Ellis is particularly interested in the remediation of local soils, the quality of which he believes has been negatively impacted by the dam’s construction and subsequent extraction activities in the area. Healthier soil communities will improve the health of surrounding ecosystems and will also reduce the impacts of cyclical flooding by reducing run-off.
This commitment to restoring an existing environment that embraces flooding and other natural systems, rather than designing for activities that sit in opposition to it, is a gesture that Ellis also considers to be symbolic of the type of cooperative systems needed to tackle critical human problems.
“It’s about at recovering and restoring that system so that it actually benefits us, without us taking away and extracting from that system. I think that’s an important value, not just for land consideration but for society at large,” he says.
For course convener Professor Allan, developing a sense of social and environmental justice is a critical component of transforming students into effective landscape architects.
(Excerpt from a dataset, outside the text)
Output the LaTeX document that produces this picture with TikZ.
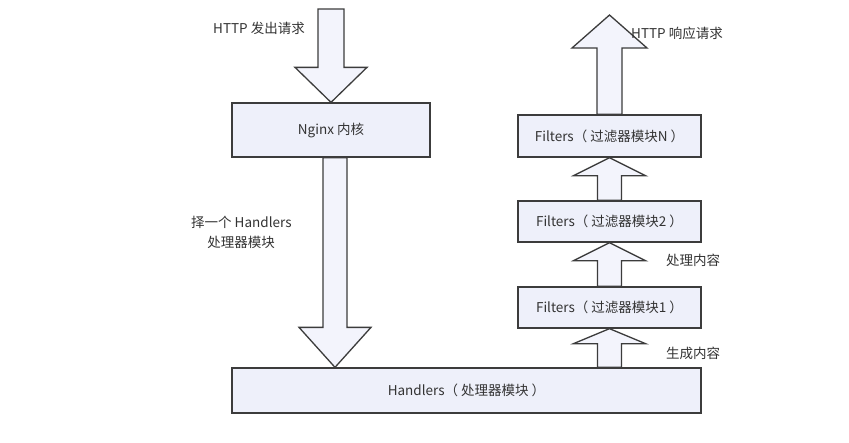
\documentclass[tikz,border=0pt]{standalone}
\usepackage{fontspec}
\setmainfont{Noto Sans CJK SC}
\usetikzlibrary{calc}
\definecolor{edge}{HTML}{3C3C3C}
\definecolor{boxfill}{HTML}{EEF0FA}
\definecolor{arrfill}{HTML}{F3F4FC}
\tikzset{
  box/.style={draw=edge, line width=1.3pt, fill=boxfill, inner sep=0pt,
    font=\fontsize{13.5}{16}\selectfont, text=black!80},
  barrow/.style={draw=edge, line width=1.3pt, fill=arrfill, line join=miter},
  lbl/.style={font=\fontsize{13.5}{16}\selectfont, text=black!80, inner sep=0pt, align=center}
}
% #1 start, #2 tip, #3 shaft half width, #4 head half width, #5 head length
\newcommand\blockarrow[5]{%
  \draw[barrow] let \p1=(#1), \p2=(#2), \p3=($(#2)!#5!(#1)$) in
    (\x1-#3,\y1) -- (\x1-#3,\y3) -- (\x1-#4,\y3) -- (\x1,\y2) --
    (\x1+#4,\y3) -- (\x1+#3,\y3) -- (\x1+#3,\y1) -- cycle;}
\begin{document}
\begin{tikzpicture}[x=1pt,y=-1pt]
\useasboundingbox (0,0) rectangle (849,442);
\fill[white] (0,0) rectangle (849,442);

% boxes
\node[box, minimum width=198pt, minimum height=54pt] (nginx) at (331,130) {Nginx 内核};
\node[box, minimum width=469pt, minimum height=45pt] (hand) at (466.5,390.5) {Handlers（ 处理器模块 ）};
\node[box, minimum width=183pt, minimum height=41pt] (f1) at (609.5,307.5) {Filters（ 过滤器模块1 ）};
\node[box, minimum width=183pt, minimum height=41pt] (f2) at (609.5,221.5) {Filters（ 过滤器模块2 ）};
\node[box, minimum width=183pt, minimum height=42pt] (fn) at (609.5,136) {Filters（ 过滤器模块N ）};

% free ends
\coordinate (in) at (331,9);
\coordinate (out) at (609.5,15);

% arrows
\blockarrow{in}{nginx.north}{13pt}{36pt}{35pt}
\blockarrow{[xshift=4pt]nginx.south}{[xshift=4pt]nginx.south |- hand.north}{12pt}{36pt}{40pt}
\blockarrow{f1.south |- hand.north}{f1.south}{12pt}{36pt}{15pt}
\blockarrow{f1.north}{f2.south}{12pt}{36pt}{18pt}
\blockarrow{f2.north}{fn.south}{12pt}{36pt}{18pt}
\blockarrow{fn.north}{out}{12.5pt}{37.5pt}{33pt}

% labels
\node[lbl] (l1) at (259,28) {HTTP 发出请求};
\node[lbl] (l2) at (677,33) {HTTP 响应请求};
\node[lbl, anchor=west] (l3) at (191,222) {择一个 Handlers};
\node[lbl] (l4) at (241,242) {处理器模块};
\node[lbl] (l5) at (693,260) {处理内容};
\node[lbl] (l6) at (693,353) {生成内容};
\end{tikzpicture}
\end{document}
She believes that students need become adept at driving change at a local scale while retaining a sense of how that change might impact regional and global landscapes and environments.
“Advocacy, from a landscape architecture perspective, is really important as urban settlements expand, because expansion typically happens at a cost to critical environments,” she says.
“And while those environments are important in their own right, humans also rely on them for their own survival. The question is how can we act in such a challenging situation – how can a landscape architect make a difference?”